The reality is that there are many treatments with high success rates, however, that does not address the number of young women who do not seek treatment and die from the condition. That said the ideal means to combat eating disorders in the modern era is to prevent them from occurring in the first place (Sidiropoulos, 2007).Prevention is the key to defeating eating disorders. In order for that to happen though there is a need for a great deal of change and reform. There is a need for greater education in spotting the signs of eating disorders so that they can be “nipped in the bud” before they are able to become more severe. There is greater need for a reeducation of children, especially at the pre-teen and teen levels, about bullying and the effect of social media can have on their peers (McKay, 2013).

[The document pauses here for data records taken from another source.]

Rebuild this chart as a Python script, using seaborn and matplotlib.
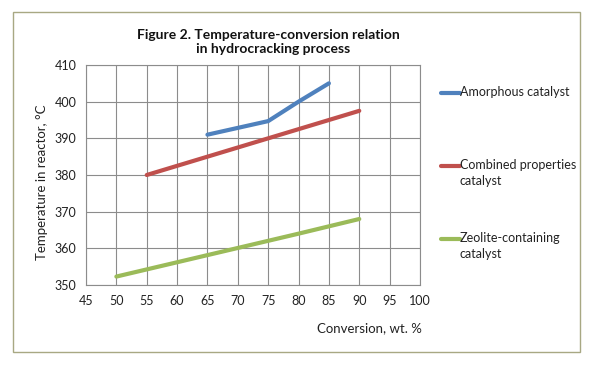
import matplotlib
matplotlib.use("Agg")
import matplotlib.pyplot as plt
from matplotlib.patches import Rectangle
from matplotlib.lines import Line2D
import seaborn as sns
import pandas as pd

# data
amorphous_x = [65, 75, 80, 85]
amorphous_y = [391, 394.7, 400, 405]
combined_x = [55, 65, 75, 85, 90]
combined_y = [380, 385, 390, 395, 397.5]
zeolite_x = [50, 60, 70, 80, 90]
zeolite_y = [352.3, 356.2, 360.1, 364, 368]

series_names = ["Amorphous catalyst", "Combined properties\ncatalyst", "Zeolite-containing\ncatalyst"]
colors = ["#4F81BD", "#C0504D", "#9BBB59"]
x_ticks = list(range(45, 101, 5))
y_ticks = list(range(350, 411, 10))

df = pd.concat([
    pd.DataFrame({"x": amorphous_x, "y": amorphous_y, "s": series_names[0]}),
    pd.DataFrame({"x": combined_x, "y": combined_y, "s": series_names[1]}),
    pd.DataFrame({"x": zeolite_x, "y": zeolite_y, "s": series_names[2]}),
])

sns.set_style("white")
plt.rcParams["font.family"] = ["Lato", "DejaVu Sans"]

fig = plt.figure(figsize=(5.92, 3.75), dpi=100)
ax = fig.add_axes([86 / 592, 1 - 285 / 375, (420 - 86) / 592, (285 - 65) / 375])

sns.lineplot(data=df, x="x", y="y", hue="s", palette=colors, linewidth=3,
             legend=False, ax=ax, sort=False, estimator=None)

ax.set_xlim(45, 100)
ax.set_ylim(350, 410)
ax.set_xticks(x_ticks)
ax.set_yticks(y_ticks)
ax.grid(True, color="#8c8c8c", linewidth=0.8)
ax.set_axisbelow(True)
for sp in ax.spines.values():
    sp.set_color("#8c8c8c")
    sp.set_linewidth(0.8)
ax.tick_params(axis="both", direction="out", length=4, color="#8c8c8c",
               labelsize=9, labelcolor="#222222", pad=3)
ax.set_xlabel("")
ax.set_ylabel("")

fig.text(422 / 592, 1 - 328 / 375, "Conversion, wt. %", ha="right", va="center",
         fontsize=9.5, color="#222222")
fig.text(42 / 592, 1 - 182 / 375, "Temperature in reactor, \u00b0C", rotation=90,
         ha="center", va="center", fontsize=9.5, color="#222222")
fig.text(268 / 592, 1 - 42 / 375, "Figure 2. Temperature-conversion relation\n   in hydrocracking process",
         ha="center", va="center", fontsize=10, fontweight="bold", color="#111111",
         linespacing=1.15)

# legend at the right
legend_y = [93, 166, 239]
for name, c, ly in zip(series_names, colors, legend_y):
    fig.add_artist(Line2D([441 / 592, 460 / 592], [1 - ly / 375, 1 - ly / 375],
                          color=c, linewidth=3, transform=fig.transFigure))
    fig.text(460 / 592, 1 - (ly - 7) / 375, name, ha="left", va="top",
             fontsize=9, color="#222222", linespacing=1.4)

fig.add_artist(Rectangle((13 / 592, 1 - 352 / 375), (580 - 13) / 592, (352 - 12) / 375,
                         transform=fig.transFigure, fill=False,
                         edgecolor="#a8a883", linewidth=1))

fig.savefig("out.png", dpi=100)
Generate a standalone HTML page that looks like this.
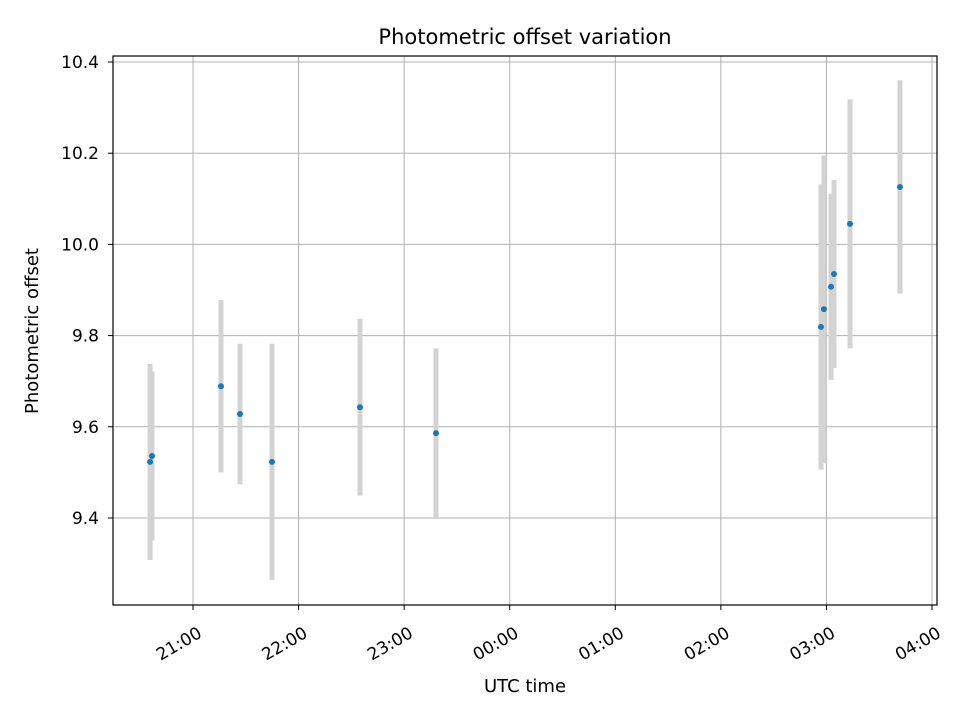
<!DOCTYPE html>
<html><head><meta charset="utf-8"><style>
body{margin:0;background:#fff;}
svg text{font-family:"DejaVu Sans","Liberation Sans",sans-serif;fill:#000;}
</style></head><body>
<svg id="chart" width="960" height="720" xmlns="http://www.w3.org/2000/svg">
<rect width="960" height="720" fill="#fff"/>
<g id="grid"></g>
<g id="bars"></g>
<g id="pts"></g>
<rect x="113" y="56" width="824" height="549" fill="none" stroke="#000" stroke-width="1.2"/>
<g id="axes"></g>
<text x="525" y="44" font-size="21" text-anchor="middle">Photometric offset variation</text>
<text x="525" y="692" font-size="18" text-anchor="middle">UTC time</text>
<text transform="translate(38,331) rotate(-90)" font-size="18" text-anchor="middle">Photometric offset</text>
</svg>
<script>
// minutes since 20:00 UTC
const times = [35.6, 36.7, 75.9, 86.7, 104.9, 154.9, 198.1, 416.9, 418.6, 422.6, 424.3, 433.4, 461.8];
const offsets = [9.523, 9.536, 9.689, 9.628, 9.523, 9.643, 9.586, 9.819, 9.858, 9.907, 9.935, 10.045, 10.126];
const errors = [0.215, 0.185, 0.189, 0.154, 0.259, 0.194, 0.186, 0.313, 0.337, 0.204, 0.206, 0.273, 0.234];
const xTickLabels = ["21:00","22:00","23:00","00:00","01:00","02:00","03:00","04:00"];
const xTickMinutes = [60,120,180,240,300,360,420,480];
const yTickValues = [9.4,9.6,9.8,10.0,10.2,10.4];
const yTickLabels = ["9.4","9.6","9.8","10.0","10.2","10.4"];

const NS="http://www.w3.org/2000/svg";
function xs(m){return 193+(m-60)*105.57/60;}
function ys(v){return 518-(v-9.4)*456;}
function mk(tag,attrs,parent){const e=document.createElementNS(NS,tag);for(const k in attrs)e.setAttribute(k,attrs[k]);parent.appendChild(e);return e;}
const grid=document.getElementById('grid'),axes=document.getElementById('axes'),bars=document.getElementById('bars'),pts=document.getElementById('pts');
xTickMinutes.forEach((m,i)=>{
  const x=xs(m);
  const g=mk('line',{x1:x,x2:x,y1:56,y2:605,stroke:'#b0b0b0','stroke-width':1},grid);
  
  
  const t=mk('line',{x1:x,x2:x,y1:605,y2:610,stroke:'#000'},axes);
  
  
  const l=mk('text',{transform:`translate(${x+4},${626}) rotate(-30)`,'font-size':17,'text-anchor':'end','dominant-baseline':'hanging'},axes);
  l.textContent=xTickLabels[i];
  
  
});
yTickValues.forEach((v,i)=>{
  const y=ys(v);
  const g=mk('line',{x1:113,x2:937,y1:y,y2:y,stroke:'#b0b0b0','stroke-width':1},grid);
  
  
  const t=mk('line',{x1:108,x2:113,y1:y,y2:y,stroke:'#000'},axes);
  
  
  const l=mk('text',{x:99,y:y+6,'font-size':17,'text-anchor':'end'},axes);
  l.textContent=yTickLabels[i];
  
  
});
times.forEach((m,i)=>{
  const x=xs(m);
  const b=mk('line',{x1:x,x2:x,y1:ys(offsets[i]+errors[i]),y2:ys(offsets[i]-errors[i]),stroke:'#d3d3d3','stroke-width':5},bars);
  
  
  const c=mk('circle',{cx:x,cy:ys(offsets[i]),r:3,fill:'#1f77b4'},pts);
  
  
});
</script>
</body></html>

However, the most significant area that requires reforms is the images presented by the media that sets an unattainable standard that these young girls can never hope to achieve. These images are the subject of air-brushing, computer editing software and enhancing additives in order to create an image that is flawless, but entirely unnatural. Young girls need to understand that and be encouraged to have greater love for themselves just as they are and less focused on appearance, but quality of character.
CONCLUSION
In the end, eating disorders are very real and can lead to terrible health consequences, including death. These conditions start small and become more and more severe over time. If there is any logical hope of preventing the development of these eating disorders then it is, without question, necessary to eliminate the core causes of the conditions which too often go unaddressed. Modern media and future technological advances are not going away, but as a society we need to have a better understanding and means of explaining realistically in regards to the differences between real people and make believe. Some of the changes made to models are so extreme that they are more like an animated caricature than the visage of an actual person. Treatments, therapies and interventions can be beneficial, but prevention should be the overall goal. Can we as society prevent every instance of eating disorders? No, that is an unrealistic goal. There are still some young women who will follow that path, regardless of the actions of society. However, with the proper reeducation and reforms made through parents, schools and online sources a shift could be made that could prevent many instances of eating disorders and save young lives. More efforts need to be taken to inspire higher self esteem and positive self images for the young girls, teens and young woman that are at risk of developing eating disorders are relevant. Further research and study continues to be pursued in order to understand the conditions so that they can identify, prevent and treat when necessary with the greatest likelihood of success. However, these intervention must start at the root source; bullying, media imagery, and extra stressors that effect young women far more than young boys. Ultimately, greater research study and dedication to this subject is warranted and worthwhile.